Category Archives: Meetings

Activities for development geographers

Welcome to plan some common activities for development geography students for the spring term. We could arrange together some film screenings, discussion sessions or reading groups. Come and share your ideas! We will meet at Monday 1st Feb at 12.00 at Kumpula Campus, near sofas. If you cannot come that time, but you are interested to join, you can send me an email, johanna.maliniemi@helsinkiXfi.

See you there!

Why are we development geographers?

Johanna Maliniemi

At the last meeting we ate gingerbread and discussed why we are development geographers. There were as many answers as there were students!

Being able to have an influence was one of the first answers.

Last meeting in Studying Development Geography-course

Last meeting in Studying Development Geography-course.

– When I was 18, I applied directly to study development geography, because I wanted to change the world, says Nina Miettinen.

Many of us wanted to change world to a better place, but we also discussed that it is a difficult work. Development is a complex issue. Politics, economy, environment and human rights are all interconnected and it is not simple to make the change you want to see.

– I want to be part of the positive change or at least not to harm, Soili Laurila corrects.

Johanna Hakanen thinks that when you know more, you are forced to do something, and you also know how to do it. Even if the work is complex it feels that it is important, as Sara Haapanen thinks that our study field can affect to people’s lives.

– In development geography real life and research come together, Lim Yew summarizes.

Development geography is a subject where you are free to concentrate on various issues, and this was seen as a benefit.

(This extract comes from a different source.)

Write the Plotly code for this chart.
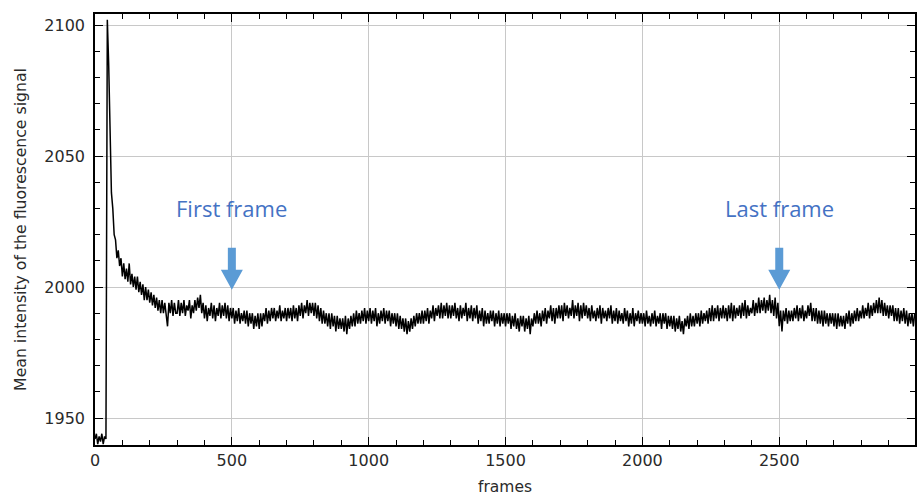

– You can concentrate on what you want, says Marija Launonen, who has familiarized with indigenous people’s rights.

The other way round you could say that you don’t need to concentrate: if you want to do research on various different issues, you are free to do so. The field is not boring and there are new things happening all the time.

– As geographers we know a lot about different places, and we are able to use our skills, says Tommi Lapio.

– And if we do not know, we know where we find answers, Amica Dristig continues.

We also discussed whether the term development geographer works best to define us. Heikki Rahikainen told that his interest has changed more towards international politics.

– I would even say I have an identity crisis with the disciplines, he says.

Others would still include Heikki’s interests in development or in regional studies. Rebecca Jones told also that she is actually majoring in human geography but she is interested in development issues. The field of development geography is multidisciplinary, so actually it has things in common with many other disciplines. Geography is our own tool but we share many common interests with i.e. development studies.

Also there is a common thing among all geographers which Amica notices.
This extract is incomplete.